The Court's crucial 2-1 vote concluded that the law violates the 14th Amendment rights of gay couples in California to equal protection under the law.

This morning, the Court wrote:

"Proposition 8 serves no purpose, and has no effect, other than to lessen the status and human dignity of gays and lesbians in California, and to officially reclassify their relationships and families as inferior to those of opposite-sex couples."

Prop 8

The Circuit Court backed up District Judge Judge Vaughn Walker, who ruled in 2010 that  California has no "rational basis" to single out gays as ineligible for marriage.

The group fighting for Proposition 8, which passed in 2008 after thousands of gay couples had already married, appealed Walker's decision arguing that it should be vacated because Walker is gay and has a long-time same-sex partner.

That ruling was called a "grand slam" by gay rights advocates, who hope it will convince the U.S. Supreme Court to decide that states cannot outlaw gay marriage.

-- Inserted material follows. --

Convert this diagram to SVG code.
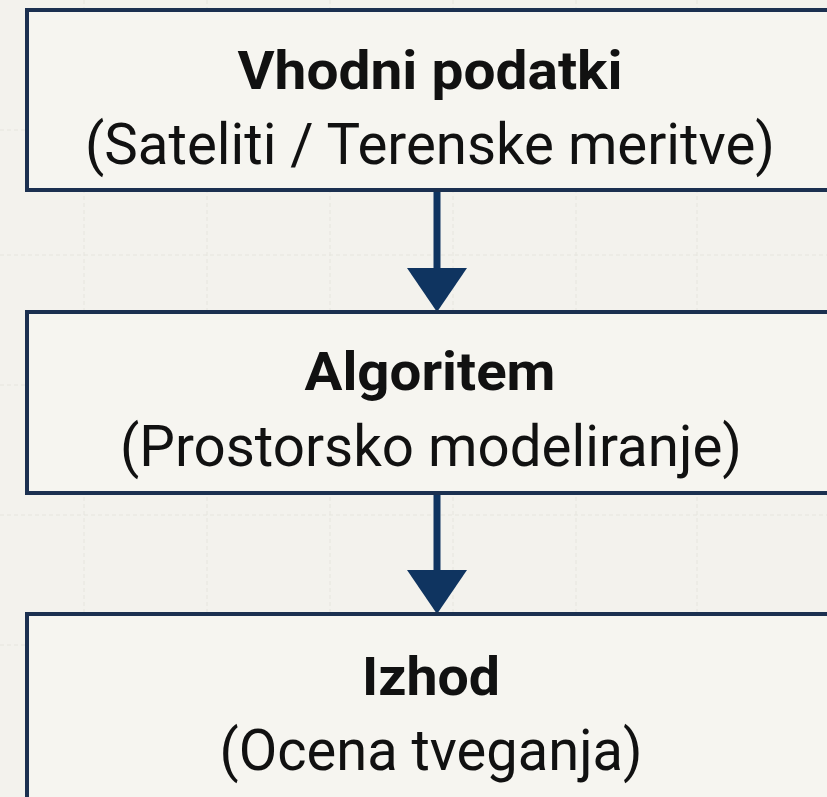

But today's ruling was explicit in that the court's decision is "narrow" and only relates to California, not the entire nation. The pro-Prop. 8 camp has said it will appeal.

In a separate decision, the court refused to invalidate Walker’s ruling on the grounds that he should have disclosed he was in a long term same-sex relationship.

The group can now ask that all 11 members of the 9th Circuit hear their case, instead of just the panel of three who decided against them on Tuesday.